The beautiful but volatile Venus falls in love with a man whose wife has recently died, only to slip into a spiral of obsession and madness when she suspects he is sleeping with another woman.
Goddess of Love is written by and stars Alexis Kendra (Hatchet II) and tells the story of Venus, a beautiful stripper who makes the fatal mistake of falling in love with a man she meets at the club. This man is grieving widower Brian (Woody Naismith), who quickly makes it clear that he’s not ready for a serious relationship, but it’s too late. Venus is already infatuated, and thus begins her descent into madness as Brian tries to break things off.
I’ll admit, I wasn’t expecting much from Goddess of Love. The narrative of the obsessed ex-lover has been done before, and there are certainly shades of Fatal Attraction to be found here, right down to the mutilation of a family pet. But I was pleasantly surprised by what Goddess of Love delivered, in no small part due to a fantastic performance by its lead.
Kendra plays Venus with a softness and innocence which lends credibility to the fragility of her character’s mental state, reminiscent of Shawnee Smith’s performance as Amanda in the Saw franchise. A film like this which hinges on the believability of the protagonist’s unstable mind to convey its tragedy requires a degree of connection between protagonist and audience, and thankfully the director is patient enough to allow us time to become endeared by Venus and even sympathise with her before her obsession plunges into dangerous territory. Quick glimpses of her giving food to a homeless addict or crying alone in her bathtub make her feel very real and good at heart, and the blissful, languid mood set during the scenes of her new relationship with Brian makes you root for things to work out for her. Of course, they don’t, and as Venus begins to stalk Brian, believing he is sleeping with another woman, the viewer becomes an unwitting accomplice to her obsessive voyeurism.
The problem I had with Goddess of Love is that I constantly found myself wanting more from it. The film establishes an unsettling tone very early on, with quick flashes of creepy imagery like a fat, shrieking grub writhing in a birdcage beginning to appear to Venus as she loses her already tenuous grip on reality. These nightmarish hallucinations were handled very well but, having set this disquieting tone, the film proceeds to sit at this level for most of its runtime. Things pick up a little in the last fifteen minutes, but Goddess of Love would have benefited a great deal from slowly ramping the tension up and up until it became unbearable, with more and more unsettling imagery creeping in, before delivering its admittedly interesting climax. As it is, with little change in pace throughout, the viewer quickly becomes acclimatised to it, and the whole thing feels somewhat flat.

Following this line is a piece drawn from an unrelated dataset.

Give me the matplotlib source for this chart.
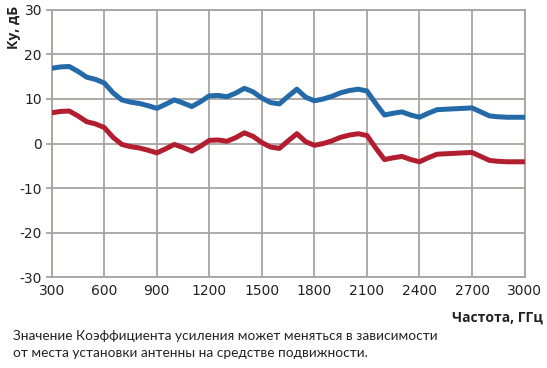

On top of that, there were a few amateur editing errors which really took me out of the film, like Venus carelessly dropping the needle of her record player onto the middle of a record, only for a song to promptly start playing from the beginning – this made me laugh the first time it happened, and it was even more noticeable and improbable the second time. There are also sporadic scenes accompanied by shaky-cam, which may have been intended to convey Venus’s mental state, but it happens so rarely that it only feels out of place and distracting.
On the whole, Goddess of Love is a well-shot and very attractive movie to look at. It has some great performances and the story is interesting enough to hold your attention, but you will likely leave it feeling hungry. It’s worth a watch, but I can’t see myself seeking out the Goddess again.